## START Source excerpt

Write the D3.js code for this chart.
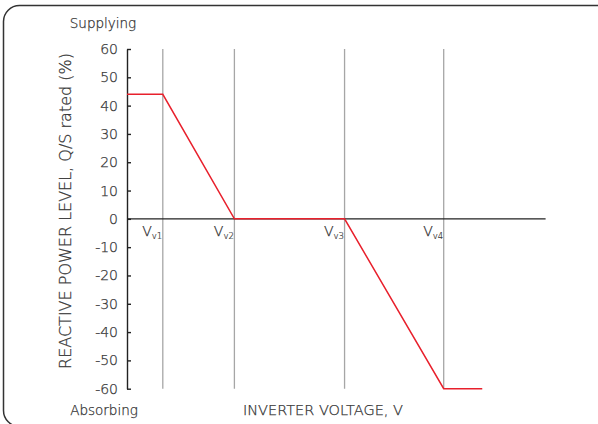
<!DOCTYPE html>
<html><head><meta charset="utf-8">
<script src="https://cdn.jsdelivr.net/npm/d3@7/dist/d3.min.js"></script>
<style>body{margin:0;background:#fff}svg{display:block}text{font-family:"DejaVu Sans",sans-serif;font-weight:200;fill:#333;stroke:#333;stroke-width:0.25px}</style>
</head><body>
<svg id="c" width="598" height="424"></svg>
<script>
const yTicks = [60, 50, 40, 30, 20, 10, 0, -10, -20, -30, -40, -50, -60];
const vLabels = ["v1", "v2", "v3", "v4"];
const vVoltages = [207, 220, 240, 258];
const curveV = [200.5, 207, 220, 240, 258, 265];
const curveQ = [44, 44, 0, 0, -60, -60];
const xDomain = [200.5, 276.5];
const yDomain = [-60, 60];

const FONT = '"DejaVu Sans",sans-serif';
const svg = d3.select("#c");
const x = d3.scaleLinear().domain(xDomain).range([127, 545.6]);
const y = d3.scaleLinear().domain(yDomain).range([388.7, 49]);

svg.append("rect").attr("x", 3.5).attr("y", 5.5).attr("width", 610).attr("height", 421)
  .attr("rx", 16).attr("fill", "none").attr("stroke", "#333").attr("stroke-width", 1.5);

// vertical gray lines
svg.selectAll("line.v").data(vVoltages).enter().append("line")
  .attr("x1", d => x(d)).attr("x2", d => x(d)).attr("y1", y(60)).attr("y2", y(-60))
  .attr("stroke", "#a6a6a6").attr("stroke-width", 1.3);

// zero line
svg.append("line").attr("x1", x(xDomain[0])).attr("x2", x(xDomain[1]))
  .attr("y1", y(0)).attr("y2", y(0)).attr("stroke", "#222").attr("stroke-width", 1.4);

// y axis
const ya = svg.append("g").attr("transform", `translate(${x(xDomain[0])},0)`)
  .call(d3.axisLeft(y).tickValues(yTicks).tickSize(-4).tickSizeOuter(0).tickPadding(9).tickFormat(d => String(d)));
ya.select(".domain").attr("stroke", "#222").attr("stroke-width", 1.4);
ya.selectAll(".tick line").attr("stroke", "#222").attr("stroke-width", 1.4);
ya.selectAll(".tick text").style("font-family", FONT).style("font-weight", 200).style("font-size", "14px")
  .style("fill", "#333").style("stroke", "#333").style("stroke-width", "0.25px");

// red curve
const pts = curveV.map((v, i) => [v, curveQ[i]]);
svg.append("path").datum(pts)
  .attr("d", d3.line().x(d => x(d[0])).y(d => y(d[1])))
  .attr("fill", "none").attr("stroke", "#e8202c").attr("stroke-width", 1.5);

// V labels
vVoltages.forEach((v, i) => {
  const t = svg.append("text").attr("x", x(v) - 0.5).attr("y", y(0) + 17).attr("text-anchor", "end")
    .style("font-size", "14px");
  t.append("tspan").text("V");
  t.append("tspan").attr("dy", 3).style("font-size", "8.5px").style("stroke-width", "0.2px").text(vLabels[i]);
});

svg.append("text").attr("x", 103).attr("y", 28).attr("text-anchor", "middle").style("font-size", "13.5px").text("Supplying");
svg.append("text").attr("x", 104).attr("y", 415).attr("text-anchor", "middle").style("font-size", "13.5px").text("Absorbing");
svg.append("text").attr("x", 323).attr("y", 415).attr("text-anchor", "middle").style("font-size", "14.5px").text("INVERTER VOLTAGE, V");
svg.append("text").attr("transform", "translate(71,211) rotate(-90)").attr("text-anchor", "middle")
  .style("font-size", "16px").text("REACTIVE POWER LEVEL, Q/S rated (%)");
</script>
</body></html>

## END Source excerpt

◆ Given exercise
Using the data above, write out every line exactly, leaving the images behind.

◆ The output
Write the D3.js code for this chart.
<!DOCTYPE html>
<html><head><meta charset="utf-8">
<script src="https://cdn.jsdelivr.net/npm/d3@7/dist/d3.min.js"></script>
<style>body{margin:0;background:#fff}svg{display:block}text{font-family:"DejaVu Sans",sans-serif;font-weight:200;fill:#333;stroke:#333;stroke-width:0.25px}</style>
</head><body>
<svg id="c" width="598" height="424"></svg>
<script>
const yTicks = [60, 50, 40, 30, 20, 10, 0, -10, -20, -30, -40, -50, -60];
const vLabels = ["v1", "v2", "v3", "v4"];
const vVoltages = [207, 220, 240, 258];
const curveV = [200.5, 207, 220, 240, 258, 265];
const curveQ = [44, 44, 0, 0, -60, -60];
const xDomain = [200.5, 276.5];
const yDomain = [-60, 60];

const FONT = '"DejaVu Sans",sans-serif';
const svg = d3.select("#c");
const x = d3.scaleLinear().domain(xDomain).range([127, 545.6]);
const y = d3.scaleLinear().domain(yDomain).range([388.7, 49]);

svg.append("rect").attr("x", 3.5).attr("y", 5.5).attr("width", 610).attr("height", 421)
  .attr("rx", 16).attr("fill", "none").attr("stroke", "#333").attr("stroke-width", 1.5);

// vertical gray lines
svg.selectAll("line.v").data(vVoltages).enter().append("line")
  .attr("x1", d => x(d)).attr("x2", d => x(d)).attr("y1", y(60)).attr("y2", y(-60))
  .attr("stroke", "#a6a6a6").attr("stroke-width", 1.3);

// zero line
svg.append("line").attr("x1", x(xDomain[0])).attr("x2", x(xDomain[1]))
  .attr("y1", y(0)).attr("y2", y(0)).attr("stroke", "#222").attr("stroke-width", 1.4);

// y axis
const ya = svg.append("g").attr("transform", `translate(${x(xDomain[0])},0)`)
  .call(d3.axisLeft(y).tickValues(yTicks).tickSize(-4).tickSizeOuter(0).tickPadding(9).tickFormat(d => String(d)));
ya.select(".domain").attr("stroke", "#222").attr("stroke-width", 1.4);
ya.selectAll(".tick line").attr("stroke", "#222").attr("stroke-width", 1.4);
ya.selectAll(".tick text").style("font-family", FONT).style("font-weight", 200).style("font-size", "14px")
  .style("fill", "#333").style("stroke", "#333").style("stroke-width", "0.25px");

// red curve
const pts = curveV.map((v, i) => [v, curveQ[i]]);
svg.append("path").datum(pts)
  .attr("d", d3.line().x(d => x(d[0])).y(d => y(d[1])))
  .attr("fill", "none").attr("stroke", "#e8202c").attr("stroke-width", 1.5);

// V labels
vVoltages.forEach((v, i) => {
  const t = svg.append("text").attr("x", x(v) - 0.5).attr("y", y(0) + 17).attr("text-anchor", "end")
    .style("font-size", "14px");
  t.append("tspan").text("V");
  t.append("tspan").attr("dy", 3).style("font-size", "8.5px").style("stroke-width", "0.2px").text(vLabels[i]);
});

svg.append("text").attr("x", 103).attr("y", 28).attr("text-anchor", "middle").style("font-size", "13.5px").text("Supplying");
svg.append("text").attr("x", 104).attr("y", 415).attr("text-anchor", "middle").style("font-size", "13.5px").text("Absorbing");
svg.append("text").attr("x", 323).attr("y", 415).attr("text-anchor", "middle").style("font-size", "14.5px").text("INVERTER VOLTAGE, V");
svg.append("text").attr("transform", "translate(71,211) rotate(-90)").attr("text-anchor", "middle")
  .style("font-size", "16px").text("REACTIVE POWER LEVEL, Q/S rated (%)");
</script>
</body></html>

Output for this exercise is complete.